To hear an adventitious sound, you need to listen (or “auscultate”, in the medical jargon) with a stethoscope. That is, you need to listen carefully, or know what you’re looking for, to notice the subtleties in how different people are treated, differently. And to truly understand these sounds, we also need to understand that not all clusters of population are discriminated in a monolith. As an example, migrant communities vary in English-speaking capacity, generations in Canada, white-passing behaviours and appearances, income, and geography. Migrant doctors, with various histories of immigration, vary similarly. The reason for focusing on sound instead of sight (or other senses) in both the title and in the content of the poems to this chapbook is to emphasize the wide heterogeneity of experiences of adventitious healthcare workers and avoid abstract census-boxes-type categories and languages. In other words, we want your specific experiences, what you hear in the clinic, what others say to you, and what you say to them. We want your kinship, tribe, religious, ancestral details, when you hear your patients in a different way than others, and when they hear you in return. We want the inner-monologues you have with yourself in the lunchroom, in your car, on the bus, at home, the moments of discrimination so nuanced that sometimes we do not even label them as such, we just know that something does not feel right. 

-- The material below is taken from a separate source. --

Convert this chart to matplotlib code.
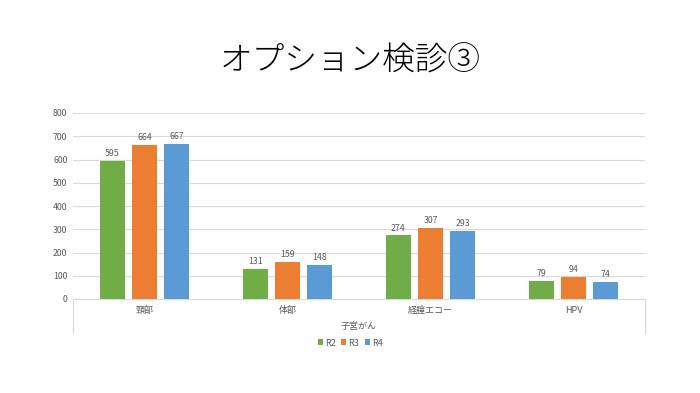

The purpose of this call for submission is to rebuild to soundscape of medical practitioners. Instead of abstract concepts of equity and diversity that are so easy to acknowledge but so difficult to internalize, this chapbook aims to collect poems and pieces that focus on the stories and sounds of various medical professionals. We want nouns and verbs. We want things that do not make sense, and things that do in your experience of the healthcare system. The work of creating a medical community that represents its patient population happens when we share our stories to the world, just as patients share their stories to us. We aim to hear the voices of the adventitious medical professionals, in the hope of furthering our aim to make Canada’s healthcare system more equitable. But to cure our inequity, we first need to hear what’s wrong. 


Types of Submission 

  • Poetry – any form, be creative. Primary language should be English, but other languages can be included within the piece. 
  • Auscultation – we invite writers to transcribe a piece of audio in their lives—a memory of a conversation, an inner monologue, excerpts from a dialogue, or anything you remember listening to, as tied into your experience of being in a marginal identity within healthcare. 

 

Who we’re seeking pieces from: 

  • Medical Learners (Medical School, Nursing School, Social Work…) 
  • Medical Professionals (Medicine, Medical Administration, Nursing, Social Work, IMG…) 
  • Adventitia – includes, but not limited to some of the following identities, hyphens, and communities 
    • Indigenous 
    • Black 
    • LGBTQ+ 
    • Visible religious minority 
    • First-generation immigrant 
    • Refugee 
    • Disabled 
    • Underhoused 
    • Low-income 

Submission Guidelines

  • Submissions are open to Canadian citizens and poets living and/or practicing in Canada.
  • All submissions must be in DOC, DOCX or PDF format.
  • Open to LCP members and non-members 
    • Members may submit up to 2 poems 
    • Non-members may submit 1 poem
  • Please complete the form in its entirety. If you have trouble with the form, contact [email protected]
  • We accept simultaneous submissions. If your piece is accepted elsewhere, please notify us immediately.
  • Poems must be unpublished.
  • Selected poets will receive a $25 honorarium per selected poem.
  • The focus of this submission is for medical professionals and learners. Patient confidentiality must be maintained. Please anonymize all your submissions and exclude any identifying information.
  • Deadline is October 7, 2022.

About the LCP Chapbook Series

The LCP Chapbook Series publishes fresh and exceptional Canadian poetry guided by various themes and forms to increase visibility and recognition for the various identities and intersections that contribute to the vibrant Canadian poetry community.

Collections from the LCP Chapbook Series are produced in a limited run and are lovingly hand-sewn by Nic Brewer.